(PROBLEM): Omit every picture, and retype the lines that run from the beginning of the data below through the line containing "plt.rcParams['font.family'] = ['Liberation", inclusive.

(DATASET EXTRACT):
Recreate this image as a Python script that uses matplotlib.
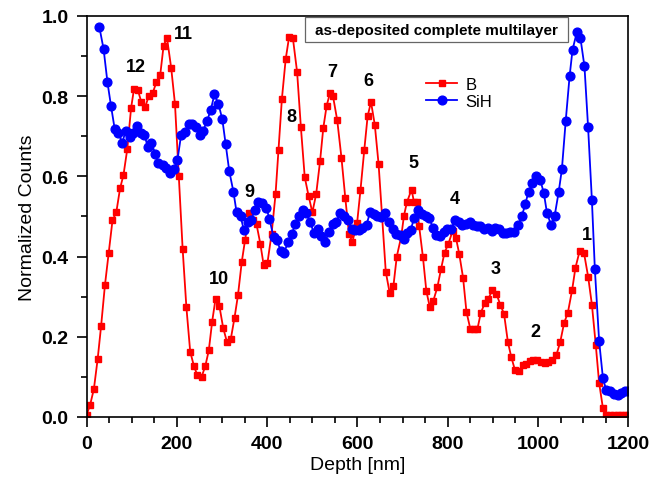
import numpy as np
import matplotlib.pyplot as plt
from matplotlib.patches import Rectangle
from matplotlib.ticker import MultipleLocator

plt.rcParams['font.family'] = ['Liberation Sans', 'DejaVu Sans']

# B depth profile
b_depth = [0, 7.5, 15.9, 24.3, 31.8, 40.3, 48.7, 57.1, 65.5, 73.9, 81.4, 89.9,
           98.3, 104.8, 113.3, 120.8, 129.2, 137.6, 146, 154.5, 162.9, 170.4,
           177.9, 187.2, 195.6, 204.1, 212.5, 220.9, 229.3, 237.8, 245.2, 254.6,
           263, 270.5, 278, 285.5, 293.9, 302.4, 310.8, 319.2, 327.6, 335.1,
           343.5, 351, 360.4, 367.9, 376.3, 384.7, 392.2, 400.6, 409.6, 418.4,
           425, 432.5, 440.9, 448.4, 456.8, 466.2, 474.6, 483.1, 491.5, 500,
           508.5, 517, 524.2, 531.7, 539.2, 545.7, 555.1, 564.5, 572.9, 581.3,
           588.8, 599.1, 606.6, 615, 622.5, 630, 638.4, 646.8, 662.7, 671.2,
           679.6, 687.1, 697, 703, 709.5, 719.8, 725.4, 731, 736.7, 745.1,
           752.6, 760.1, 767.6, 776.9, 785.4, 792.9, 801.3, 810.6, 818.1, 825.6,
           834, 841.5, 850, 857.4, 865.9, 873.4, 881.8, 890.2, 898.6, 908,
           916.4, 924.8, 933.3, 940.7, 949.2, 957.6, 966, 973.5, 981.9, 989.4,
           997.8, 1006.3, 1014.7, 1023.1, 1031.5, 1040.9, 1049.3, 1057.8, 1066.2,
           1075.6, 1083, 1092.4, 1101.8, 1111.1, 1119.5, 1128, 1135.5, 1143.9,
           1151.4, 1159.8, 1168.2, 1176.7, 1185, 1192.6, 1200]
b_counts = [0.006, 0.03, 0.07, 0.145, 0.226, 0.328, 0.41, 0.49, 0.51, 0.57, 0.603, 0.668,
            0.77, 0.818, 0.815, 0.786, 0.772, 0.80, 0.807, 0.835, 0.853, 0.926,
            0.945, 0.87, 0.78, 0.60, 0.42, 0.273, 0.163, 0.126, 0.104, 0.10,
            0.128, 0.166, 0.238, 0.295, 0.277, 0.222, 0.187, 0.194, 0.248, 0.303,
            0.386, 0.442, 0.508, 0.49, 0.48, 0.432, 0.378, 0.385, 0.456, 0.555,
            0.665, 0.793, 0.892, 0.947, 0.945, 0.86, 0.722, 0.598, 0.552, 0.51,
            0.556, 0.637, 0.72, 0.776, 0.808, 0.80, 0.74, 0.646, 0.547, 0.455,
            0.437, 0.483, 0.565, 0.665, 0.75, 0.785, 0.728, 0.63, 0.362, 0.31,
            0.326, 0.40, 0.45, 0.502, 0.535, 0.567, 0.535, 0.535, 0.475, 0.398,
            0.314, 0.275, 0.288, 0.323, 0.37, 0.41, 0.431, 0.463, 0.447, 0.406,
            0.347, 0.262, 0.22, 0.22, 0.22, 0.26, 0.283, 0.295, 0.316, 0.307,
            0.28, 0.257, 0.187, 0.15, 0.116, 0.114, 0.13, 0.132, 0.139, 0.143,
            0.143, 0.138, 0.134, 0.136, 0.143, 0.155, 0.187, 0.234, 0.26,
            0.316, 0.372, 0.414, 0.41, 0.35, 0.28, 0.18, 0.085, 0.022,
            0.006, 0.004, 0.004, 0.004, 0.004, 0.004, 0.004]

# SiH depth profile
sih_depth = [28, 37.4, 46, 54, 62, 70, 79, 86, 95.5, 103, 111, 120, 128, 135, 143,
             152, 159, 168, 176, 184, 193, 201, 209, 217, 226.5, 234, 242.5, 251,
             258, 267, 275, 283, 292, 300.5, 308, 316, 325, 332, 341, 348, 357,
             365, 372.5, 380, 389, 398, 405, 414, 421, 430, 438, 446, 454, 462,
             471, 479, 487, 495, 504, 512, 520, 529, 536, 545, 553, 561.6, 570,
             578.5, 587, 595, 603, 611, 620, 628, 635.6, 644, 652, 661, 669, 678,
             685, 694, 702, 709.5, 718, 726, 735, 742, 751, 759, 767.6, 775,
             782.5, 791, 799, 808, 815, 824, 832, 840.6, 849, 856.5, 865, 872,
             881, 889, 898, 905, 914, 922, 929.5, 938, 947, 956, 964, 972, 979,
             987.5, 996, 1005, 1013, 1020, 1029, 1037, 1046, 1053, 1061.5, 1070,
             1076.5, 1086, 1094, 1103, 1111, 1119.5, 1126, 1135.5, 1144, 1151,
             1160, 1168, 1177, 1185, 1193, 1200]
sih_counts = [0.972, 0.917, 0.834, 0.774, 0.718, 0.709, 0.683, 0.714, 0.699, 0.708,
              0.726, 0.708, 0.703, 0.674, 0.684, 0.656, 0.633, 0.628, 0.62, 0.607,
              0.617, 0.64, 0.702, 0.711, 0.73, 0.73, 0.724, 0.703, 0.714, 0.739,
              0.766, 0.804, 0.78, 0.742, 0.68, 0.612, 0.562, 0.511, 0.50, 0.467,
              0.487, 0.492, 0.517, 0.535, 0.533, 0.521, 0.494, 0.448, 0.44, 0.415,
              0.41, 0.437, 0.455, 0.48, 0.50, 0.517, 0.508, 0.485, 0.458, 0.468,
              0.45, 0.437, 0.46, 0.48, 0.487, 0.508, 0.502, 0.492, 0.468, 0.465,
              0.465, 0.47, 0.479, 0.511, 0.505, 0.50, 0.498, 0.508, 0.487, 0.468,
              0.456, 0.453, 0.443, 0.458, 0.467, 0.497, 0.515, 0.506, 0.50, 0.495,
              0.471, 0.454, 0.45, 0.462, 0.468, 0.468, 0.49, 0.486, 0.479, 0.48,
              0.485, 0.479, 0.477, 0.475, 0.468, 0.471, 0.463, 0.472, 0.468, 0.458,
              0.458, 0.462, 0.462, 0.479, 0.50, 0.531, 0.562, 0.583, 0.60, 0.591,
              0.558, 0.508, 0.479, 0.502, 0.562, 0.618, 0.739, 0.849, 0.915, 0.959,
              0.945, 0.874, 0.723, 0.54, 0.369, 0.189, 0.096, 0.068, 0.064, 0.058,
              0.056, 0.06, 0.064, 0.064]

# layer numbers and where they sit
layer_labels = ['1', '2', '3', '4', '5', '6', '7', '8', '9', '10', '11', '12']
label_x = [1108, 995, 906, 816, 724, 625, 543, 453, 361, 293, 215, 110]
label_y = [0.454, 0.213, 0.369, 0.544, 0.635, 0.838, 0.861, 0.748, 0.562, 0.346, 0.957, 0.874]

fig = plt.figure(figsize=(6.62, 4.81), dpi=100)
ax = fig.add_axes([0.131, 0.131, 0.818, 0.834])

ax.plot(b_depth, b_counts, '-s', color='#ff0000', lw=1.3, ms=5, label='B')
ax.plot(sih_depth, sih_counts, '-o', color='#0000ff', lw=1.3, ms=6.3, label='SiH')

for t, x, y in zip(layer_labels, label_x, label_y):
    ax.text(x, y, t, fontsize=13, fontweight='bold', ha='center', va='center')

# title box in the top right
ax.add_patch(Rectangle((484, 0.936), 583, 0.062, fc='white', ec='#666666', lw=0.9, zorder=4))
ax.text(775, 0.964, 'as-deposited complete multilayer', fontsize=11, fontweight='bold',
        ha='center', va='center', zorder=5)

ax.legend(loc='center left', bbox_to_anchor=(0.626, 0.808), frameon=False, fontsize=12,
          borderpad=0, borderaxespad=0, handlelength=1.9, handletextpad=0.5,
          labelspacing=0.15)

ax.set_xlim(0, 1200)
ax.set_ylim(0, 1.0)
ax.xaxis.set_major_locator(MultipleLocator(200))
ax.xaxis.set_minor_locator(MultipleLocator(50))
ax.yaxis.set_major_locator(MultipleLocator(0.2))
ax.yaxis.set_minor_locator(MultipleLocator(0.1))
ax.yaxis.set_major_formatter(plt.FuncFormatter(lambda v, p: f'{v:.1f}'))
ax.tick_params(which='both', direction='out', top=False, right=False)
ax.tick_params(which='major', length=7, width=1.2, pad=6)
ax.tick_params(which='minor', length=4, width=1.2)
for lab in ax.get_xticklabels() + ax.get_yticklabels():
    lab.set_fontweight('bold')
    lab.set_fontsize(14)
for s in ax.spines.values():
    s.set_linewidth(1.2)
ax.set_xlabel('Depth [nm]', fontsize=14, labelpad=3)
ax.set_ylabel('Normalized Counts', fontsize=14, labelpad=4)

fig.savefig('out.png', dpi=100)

(RESPONSE):
Recreate this image as a Python script that uses matplotlib.
import numpy as np
import matplotlib.pyplot as plt
from matplotlib.patches import Rectangle
from matplotlib.ticker import MultipleLocator

plt.rcParams['font.family'] = ['Liberation Sans', 'DejaVu Sans']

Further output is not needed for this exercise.